Industry groups, however, have expressed disagreement and disappointment with the agency’s conclusions, which FMCSA released last week within a study. Click here to read more on the study and the agency’s conclusions and methodology.

David Owen, President of the National Association of Small Trucking Companies, said in a phone interview that his association stands by the need to account for accident fault. He suggested the agency adopt a simple weighting system to account for crashes where there was no or shared fault determination, crashes that were clearly the fault of the truck driver and crashes that were clearly not the truck driver’s fault. “These weighted adjustments,” he said, would “represent a fair approach” and would be “easily accomplished.”

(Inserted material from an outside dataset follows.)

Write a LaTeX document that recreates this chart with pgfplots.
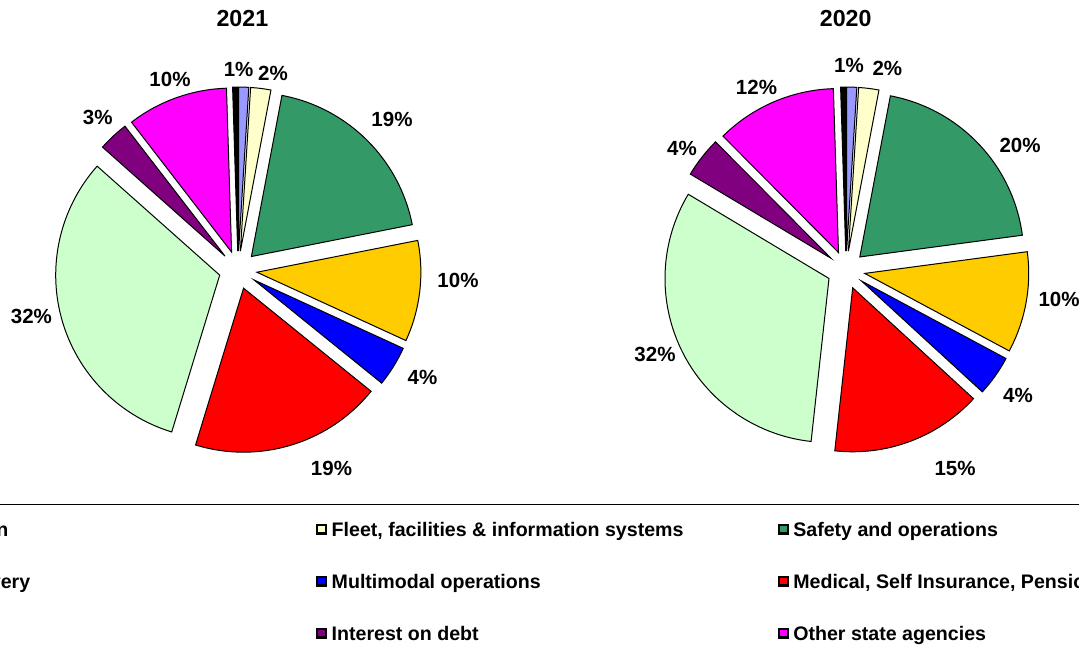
\documentclass[border=0pt]{standalone}
\usepackage{pgfplots}
\usepackage{pgfplotstable}
\pgfplotsset{compat=1.18}
\usepackage{fontspec}
\setmainfont{Liberation Sans}

\definecolor{cPeri}{HTML}{9999FF}
\definecolor{cCream}{HTML}{FFFFCC}
\definecolor{cSea}{HTML}{339966}
\definecolor{cGold}{HTML}{FFCC00}
\definecolor{cBlue}{HTML}{0000FF}
\definecolor{cRed}{HTML}{FF0000}
\definecolor{cMint}{HTML}{CCFFCC}
\definecolor{cPlum}{HTML}{800080}
\definecolor{cMag}{HTML}{FF00FF}
\definecolor{cBlk}{HTML}{000000}

% share (%), colour, label position (px), label
\pgfplotstableread{
val col lx ly lab
1 cPeri 238.6 69 1
2 cCream 273 73.5 2
19 cSea 392 119.5 19
10 cGold 458 280 10
4 cBlue 422.5 377.5 4
19 cRed 331.5 468 19
32 cMint 31.4 316.5 32
3 cPlum 97.8 117 3
10 cMag 170 79 10
0.5 cBlk 0 0 0
}\tblA

\pgfplotstableread{
val col lx ly lab
1 cPeri 849 65 1
2 cCream 887.4 68 2
20 cSea 1020 145 20
10 cGold 1059 299.5 10
4 cBlue 1018 395 4
15 cRed 955 468 15
32 cMint 655 354 32
4 cPlum 682 148 4
12 cMag 756.5 87.5 12
0.5 cBlk 0 0 0
}\tblB

\newcommand\lblfont{\fontsize{10.25pt}{12pt}\selectfont\bfseries}
\newcommand\pieR{82pt}
\newcommand\pieX{19}

% #1 table, #2 cx, #3 cy (px, y down)
\newcommand\drawpie[3]{%
  \pgfplotstablegetrowsof{#1}%
  \pgfmathtruncatemacro\nlast{\pgfplotsretval-1}%
  \xdef\tot{0}%
  \foreach \i in {0,...,\nlast}{%
    \pgfplotstablegetelem{\i}{val}\of{#1}%
    \pgfmathparse{\tot+\pgfplotsretval}\xdef\tot{\pgfmathresult}%
  }%
  \xdef\cum{0}%
  \foreach \i in {0,...,\nlast}{%
    \pgfplotstablegetelem{\i}{val}\of{#1}\let\sval\pgfplotsretval
    \pgfplotstablegetelem{\i}{col}\of{#1}\let\scol\pgfplotsretval
    \pgfplotstablegetelem{\i}{lx}\of{#1}\let\slx\pgfplotsretval
    \pgfplotstablegetelem{\i}{ly}\of{#1}\let\sly\pgfplotsretval
    \pgfplotstablegetelem{\i}{lab}\of{#1}\let\slab\pgfplotsretval
    \pgfmathsetmacro\angA{\cum*(360/\tot)}%
    \pgfmathsetmacro\angB{(\cum+\sval)*(360/\tot)}%
    \pgfmathsetmacro\angM{(\angA+\angB)/2}%
    \pgfmathsetmacro\px{#2+\pieX*sin(\angM)}%
    \pgfmathsetmacro\py{#3-\pieX*cos(\angM)}%
    \pgfmathsetmacro\sa{90-\angA}%
    \pgfmathsetmacro\ea{90-\angB}%
    \edef\temp{\noexpand\filldraw[fill=\scol,draw=black,line width=0.5pt]
      (axis cs:\px,\py) -- ++(\sa:\pieR) arc[start angle=\sa,end angle=\ea,radius=\pieR] -- cycle;}%
    \temp
    \ifnum\slab>0
      \edef\temp{\noexpand\node[font=\noexpand\lblfont,inner sep=0pt] at (axis cs:\slx,\sly) {\slab\noexpand\%};}%
      \temp
    \fi
    \pgfmathparse{\cum+\sval}\xdef\cum{\pgfmathresult}%
  }%
}

\begin{document}
\begin{tikzpicture}
\begin{axis}[
    name=ax,
    at={(0,0)}, anchor=south west,
    x=0.5pt, y=0.5pt,
    xmin=0, xmax=1079, ymin=0, ymax=654,
    y dir=reverse,
    enlargelimits=false,
    hide axis,
    clip mode=global,
    legend columns=3,
    legend cell align=left,
    legend image code/.code={\draw[#1,draw=black,line width=1.1pt] (0pt,-1.2pt) rectangle (4.4pt,3.2pt);},
    legend style={
        draw=black, line width=0.5pt,
        at={(axis cs:-146,503.5)}, anchor=north west,
        inner xsep=0pt, inner ysep=9pt,
        font=\fontsize{9.8pt}{11pt}\selectfont\bfseries,
        nodes={inner sep=0pt, text height=7pt, text depth=2pt},
        row sep=17pt,
        /tikz/every odd column/.style={column sep=2.3pt},
        /tikz/every even column/.style={column sep=0pt},
    },
]
\drawpie{\tblA}{238}{270}
\drawpie{\tblB}{846}{270}

\node[font=\fontsize{11.6pt}{14pt}\selectfont\bfseries] at (axis cs:242.4,18.5) {2021};
\node[font=\fontsize{11.6pt}{14pt}\selectfont\bfseries] at (axis cs:845.7,18.5) {2020};

\addlegendimage{fill=cPeri}\addlegendentry{\makebox[223pt][l]{Administration}}
\addlegendimage{fill=cCream}\addlegendentry{\makebox[223pt][l]{Fleet, facilities \& information systems}}
\addlegendimage{fill=cSea}\addlegendentry{\makebox[223pt][l]{Safety and operations}}
\addlegendimage{fill=cGold}\addlegendentry{\makebox[223pt][l]{Highway delivery}}
\addlegendimage{fill=cBlue}\addlegendentry{\makebox[223pt][l]{Multimodal operations}}
\addlegendimage{fill=cRed}\addlegendentry{\makebox[223pt][l]{Medical, Self Insurance, Pensions}}
\addlegendimage{fill=cMint}\addlegendentry{\makebox[223pt][l]{Maintenance}}
\addlegendimage{fill=cPlum}\addlegendentry{\makebox[223pt][l]{Interest on debt}}
\addlegendimage{fill=cMag}\addlegendentry{\makebox[223pt][l]{Other state agencies}}
\addlegendimage{fill=cBlk}\addlegendentry{\makebox[223pt][l]{Other}}
\end{axis}
\pgfresetboundingbox
\path (ax.south west) rectangle (ax.north east);
\end{tikzpicture}
\end{document}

For shared or undetermined fault, he said, assign a weight of 2. For accidents clearly the truck driver’s fault: 4; clearly not the fault of the trucker: .01.

The current system, he added, “totally discriminates” against carriers unlucky enough to have been involved in a crash that was in no way the driver’s fault. “The only thing the industry wants is to get rid of the absurd situations where it’s obvious” the trucker did nothing wrong.

Such as one American Trucking Associations’ Executive Vice President Dave Osiecki pointed to just last week in the wake of FMCSA’s announcement on crash weighting. “Instances where a truck is rear-ended by a drunk driver, or hit head-on by a motorist traveling in the wrong direction on the interstate, or as happened just Monday [last week] when a truck was struck by a collapsing bridge are clearly not the fault of the professional driver,” Osiecki said, “and certainly should not be used to target his or her carrier for potentially intrusive government oversight.”

Both ATA and the Owner-Operator Independent Drivers Associations released statements last week reiterating their stance on crash fault weighting in CSA: The program has a potentially major problem with fairness if crash accountability continues to be left out, they noted, echoing NASTC.